Robiąc ukłon w stronę unijnej polityki dekarbonizacji, Polska stawia na szereg działań, które potencjalnie mogą ograniczyć emisje CO2 i inne zanieczyszczenia związane z wydobyciem węgla, węglem i wytwarzaniem ciepła. Obejmują one:
– wykorzystywanie węgla lepszego jakościowo, który będzie generował mniej zanieczyszczeń,
– zwiększenie wydajności i obniżenie energochłonności w gospodarce kraju,
– pozyskiwanie metanu z pokładów węgla,
– masowe wdrażanie nowych, niskoemisyjnych technologii węglowych i cieplnych,
– kogeneracja z udziałem biomasy,
– upowszechnienie procesu sekwestracji.

Z racji tego, iż wiele z tych strategii działań dopiero startuje, Polska musi się liczyć z potencjalnymi grzywnami, jakie nałoży na nią UE, jeśli nie wypełnimy ciążących na nas zobowiązań dotyczących ograniczenia emisji CO2. Wszelkie kary nałożone na polski sektor energetyczny zwiększą koszty produkcji i zużycia węgla. Podobnie będzie ze starzejącą się infrastrukturą i potrzebą ciągłego inwestowania w sektor, który jest coraz częściej postrzegany jako należący do przeszłości, a nie do przyszłości. Do tego problemy związane z coraz bardziej uciążliwym węglowym smogiem nie przysparzają temu tradycyjnie polskiemu surowcowi sprzymierzeńców, zauważa Mikulska.
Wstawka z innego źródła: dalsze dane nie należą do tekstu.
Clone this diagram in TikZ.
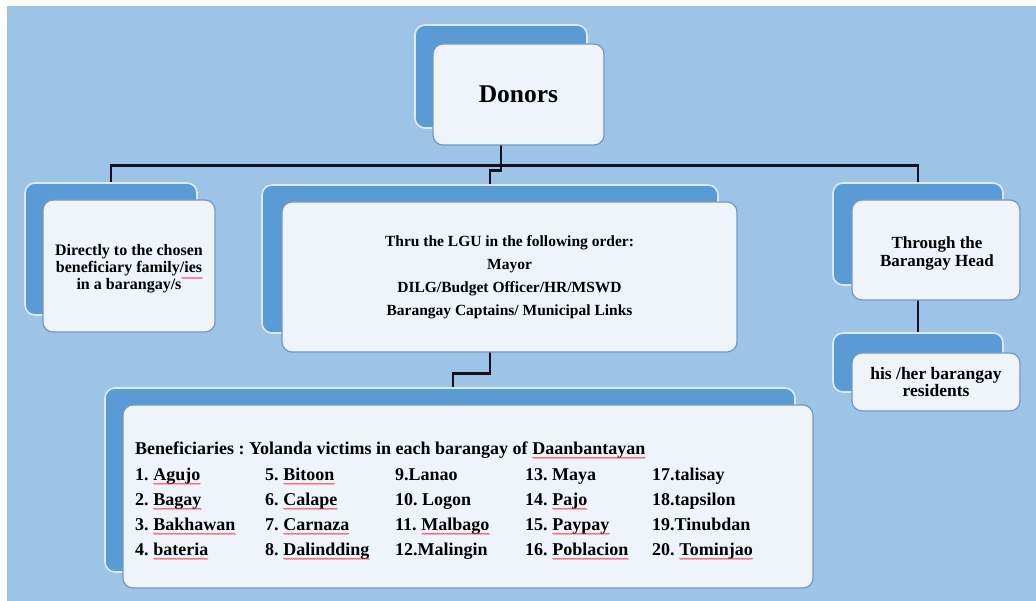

W grudniu Polska będzie gospodarzem kolejnej konferencji, która odbędzie się w Katowicach, węglowym sercu kraju. Głównym tematem obrad będą zmiany klimatu. Katowice stają się więc symbolem regionu, który po uwolnieniu się od tradycyjnego węgla stawia na innowacyjny i nowoczesny przemysł oraz na kulturę. Konferencja ma również zwrócić uwagę na sukcesy Polski w zakresie ograniczenia emisji CO2 i zmian klimatycznych. Z drugiej strony, zdaniem Mikulskiej wybór Katowic prawdopodobnie podkreśli również trudności, z którymi borykają się zależne od węgla kraje na całym świecie, w tym najwięksi konsumenci energii, tacy jak Chiny, czy Indie. W miarę narastania napięć związanych z potencjalnymi wojnami handlowymi, kwestia bezpieczeństwa energetycznego może nabrać niezwykłego znaczenia, przy czym krajowy węgiel staje się ważniejszy nie tylko dla celów rozwojowych, ale także jako „bezpieczne” lub „bezpieczniejsze” źródło energii.